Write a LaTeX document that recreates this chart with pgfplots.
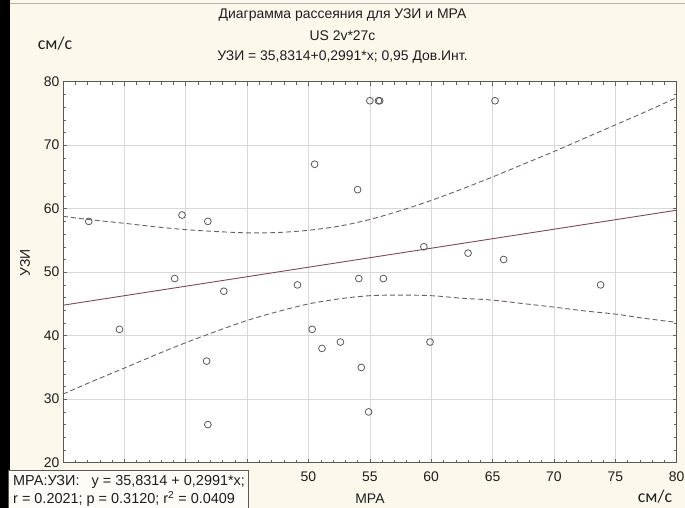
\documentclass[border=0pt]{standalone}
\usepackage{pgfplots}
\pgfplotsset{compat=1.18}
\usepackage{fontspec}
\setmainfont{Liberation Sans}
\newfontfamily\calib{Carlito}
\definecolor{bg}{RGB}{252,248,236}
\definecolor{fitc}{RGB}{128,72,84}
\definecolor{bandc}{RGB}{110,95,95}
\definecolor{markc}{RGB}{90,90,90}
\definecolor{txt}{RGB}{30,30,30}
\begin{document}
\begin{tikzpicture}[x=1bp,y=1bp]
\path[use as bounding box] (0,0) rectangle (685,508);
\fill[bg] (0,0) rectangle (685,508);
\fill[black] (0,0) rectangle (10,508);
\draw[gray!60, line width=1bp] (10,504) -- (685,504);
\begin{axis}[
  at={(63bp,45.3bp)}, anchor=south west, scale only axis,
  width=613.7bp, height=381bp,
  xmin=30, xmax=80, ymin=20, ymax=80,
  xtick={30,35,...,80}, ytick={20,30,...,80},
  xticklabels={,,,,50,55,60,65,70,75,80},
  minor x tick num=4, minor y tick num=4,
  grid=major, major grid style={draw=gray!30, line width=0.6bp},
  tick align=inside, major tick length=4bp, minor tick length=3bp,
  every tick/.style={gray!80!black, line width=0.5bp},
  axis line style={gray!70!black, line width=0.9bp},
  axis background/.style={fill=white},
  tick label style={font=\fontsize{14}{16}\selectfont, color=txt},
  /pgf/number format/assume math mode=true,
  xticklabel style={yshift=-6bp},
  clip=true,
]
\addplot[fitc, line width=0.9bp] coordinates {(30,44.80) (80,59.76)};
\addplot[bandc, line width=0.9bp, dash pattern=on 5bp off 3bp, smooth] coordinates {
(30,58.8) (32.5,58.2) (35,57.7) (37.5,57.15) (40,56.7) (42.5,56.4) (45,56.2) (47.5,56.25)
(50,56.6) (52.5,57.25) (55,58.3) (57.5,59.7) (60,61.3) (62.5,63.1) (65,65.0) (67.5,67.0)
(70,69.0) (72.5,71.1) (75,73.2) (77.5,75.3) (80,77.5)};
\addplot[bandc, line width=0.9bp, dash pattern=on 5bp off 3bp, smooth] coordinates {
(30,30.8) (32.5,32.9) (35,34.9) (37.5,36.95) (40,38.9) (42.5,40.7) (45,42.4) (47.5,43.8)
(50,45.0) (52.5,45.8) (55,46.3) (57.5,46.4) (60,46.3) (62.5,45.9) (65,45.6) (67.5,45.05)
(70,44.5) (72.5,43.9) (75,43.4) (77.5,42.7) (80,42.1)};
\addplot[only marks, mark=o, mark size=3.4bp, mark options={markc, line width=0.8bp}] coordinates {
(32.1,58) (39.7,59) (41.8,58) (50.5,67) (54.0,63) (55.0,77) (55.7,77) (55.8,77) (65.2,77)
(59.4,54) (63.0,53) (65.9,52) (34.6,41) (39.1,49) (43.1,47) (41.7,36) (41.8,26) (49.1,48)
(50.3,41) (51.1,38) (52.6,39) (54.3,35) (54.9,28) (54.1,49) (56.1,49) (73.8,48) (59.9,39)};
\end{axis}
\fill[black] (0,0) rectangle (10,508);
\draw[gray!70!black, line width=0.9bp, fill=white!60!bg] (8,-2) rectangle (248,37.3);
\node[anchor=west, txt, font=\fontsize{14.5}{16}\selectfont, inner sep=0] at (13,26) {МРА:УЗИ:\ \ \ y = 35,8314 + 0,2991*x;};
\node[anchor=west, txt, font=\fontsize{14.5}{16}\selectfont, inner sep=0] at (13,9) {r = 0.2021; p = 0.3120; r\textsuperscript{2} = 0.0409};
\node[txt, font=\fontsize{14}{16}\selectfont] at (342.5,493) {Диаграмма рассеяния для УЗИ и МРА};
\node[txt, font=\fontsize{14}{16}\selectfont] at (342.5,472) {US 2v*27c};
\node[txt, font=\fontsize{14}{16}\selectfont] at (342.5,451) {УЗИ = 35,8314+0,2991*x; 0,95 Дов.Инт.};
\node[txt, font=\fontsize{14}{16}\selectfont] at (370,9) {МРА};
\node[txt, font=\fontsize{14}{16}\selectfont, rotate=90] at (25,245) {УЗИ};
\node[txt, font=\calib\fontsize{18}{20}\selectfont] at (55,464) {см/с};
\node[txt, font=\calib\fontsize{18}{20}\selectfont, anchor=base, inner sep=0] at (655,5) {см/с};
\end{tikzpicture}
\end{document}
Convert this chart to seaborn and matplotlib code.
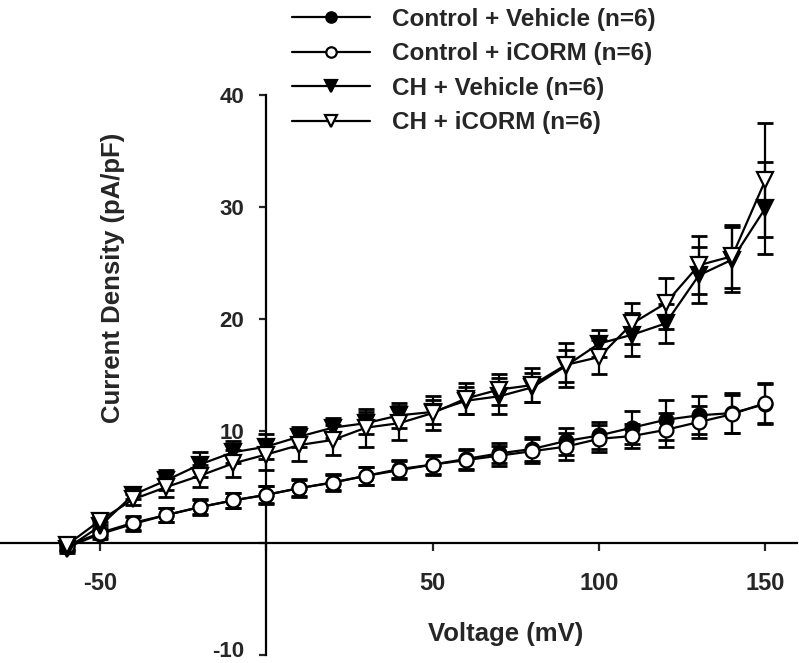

________________________________________

WRITTEN TASK :: Quote the data above in full, leaving out the pictures it holds.

ANSWER ::
Write a LaTeX document that recreates this chart with pgfplots.
\documentclass[border=0pt]{standalone}
\usepackage{pgfplots}
\pgfplotsset{compat=1.18}
\usepackage{fontspec}
\setmainfont{Liberation Sans}
\newfontfamily\calib{Carlito}
\definecolor{bg}{RGB}{252,248,236}
\definecolor{fitc}{RGB}{128,72,84}
\definecolor{bandc}{RGB}{110,95,95}
\definecolor{markc}{RGB}{90,90,90}
\definecolor{txt}{RGB}{30,30,30}
\begin{document}
\begin{tikzpicture}[x=1bp,y=1bp]
\path[use as bounding box] (0,0) rectangle (685,508);
\fill[bg] (0,0) rectangle (685,508);
\fill[black] (0,0) rectangle (10,508);
\draw[gray!60, line width=1bp] (10,504) -- (685,504);
\begin{axis}[
  at={(63bp,45.3bp)}, anchor=south west, scale only axis,
  width=613.7bp, height=381bp,
  xmin=30, xmax=80, ymin=20, ymax=80,
  xtick={30,35,...,80}, ytick={20,30,...,80},
  xticklabels={,,,,50,55,60,65,70,75,80},
  minor x tick num=4, minor y tick num=4,
  grid=major, major grid style={draw=gray!30, line width=0.6bp},
  tick align=inside, major tick length=4bp, minor tick length=3bp,
  every tick/.style={gray!80!black, line width=0.5bp},
  axis line style={gray!70!black, line width=0.9bp},
  axis background/.style={fill=white},
  tick label style={font=\fontsize{14}{16}\selectfont, color=txt},
  /pgf/number format/assume math mode=true,
  xticklabel style={yshift=-6bp},
  clip=true,
]
\addplot[fitc, line width=0.9bp] coordinates {(30,44.80) (80,59.76)};
\addplot[bandc, line width=0.9bp, dash pattern=on 5bp off 3bp, smooth] coordinates {
(30,58.8) (32.5,58.2) (35,57.7) (37.5,57.15) (40,56.7) (42.5,56.4) (45,56.2) (47.5,56.25)
(50,56.6) (52.5,57.25) (55,58.3) (57.5,59.7) (60,61.3) (62.5,63.1) (65,65.0) (67.5,67.0)
(70,69.0) (72.5,71.1) (75,73.2) (77.5,75.3) (80,77.5)};
\addplot[bandc, line width=0.9bp, dash pattern=on 5bp off 3bp, smooth] coordinates {
(30,30.8) (32.5,32.9) (35,34.9) (37.5,36.95) (40,38.9) (42.5,40.7) (45,42.4) (47.5,43.8)
(50,45.0) (52.5,45.8) (55,46.3) (57.5,46.4) (60,46.3) (62.5,45.9) (65,45.6) (67.5,45.05)
(70,44.5) (72.5,43.9) (75,43.4) (77.5,42.7) (80,42.1)};
\addplot[only marks, mark=o, mark size=3.4bp, mark options={markc, line width=0.8bp}] coordinates {
(32.1,58) (39.7,59) (41.8,58) (50.5,67) (54.0,63) (55.0,77) (55.7,77) (55.8,77) (65.2,77)
(59.4,54) (63.0,53) (65.9,52) (34.6,41) (39.1,49) (43.1,47) (41.7,36) (41.8,26) (49.1,48)
(50.3,41) (51.1,38) (52.6,39) (54.3,35) (54.9,28) (54.1,49) (56.1,49) (73.8,48) (59.9,39)};
\end{axis}
\fill[black] (0,0) rectangle (10,508);
\draw[gray!70!black, line width=0.9bp, fill=white!60!bg] (8,-2) rectangle (248,37.3);
\node[anchor=west, txt, font=\fontsize{14.5}{16}\selectfont, inner sep=0] at (13,26) {МРА:УЗИ:\ \ \ y = 35,8314 + 0,2991*x;};
\node[anchor=west, txt, font=\fontsize{14.5}{16}\selectfont, inner sep=0] at (13,9) {r = 0.2021; p = 0.3120; r\textsuperscript{2} = 0.0409};
\node[txt, font=\fontsize{14}{16}\selectfont] at (342.5,493) {Диаграмма рассеяния для УЗИ и МРА};
\node[txt, font=\fontsize{14}{16}\selectfont] at (342.5,472) {US 2v*27c};
\node[txt, font=\fontsize{14}{16}\selectfont] at (342.5,451) {УЗИ = 35,8314+0,2991*x; 0,95 Дов.Инт.};
\node[txt, font=\fontsize{14}{16}\selectfont] at (370,9) {МРА};
\node[txt, font=\fontsize{14}{16}\selectfont, rotate=90] at (25,245) {УЗИ};
\node[txt, font=\calib\fontsize{18}{20}\selectfont] at (55,464) {см/с};
\node[txt, font=\calib\fontsize{18}{20}\selectfont, anchor=base, inner sep=0] at (655,5) {см/с};
\end{tikzpicture}
\end{document}
Convert this chart to seaborn and matplotlib code.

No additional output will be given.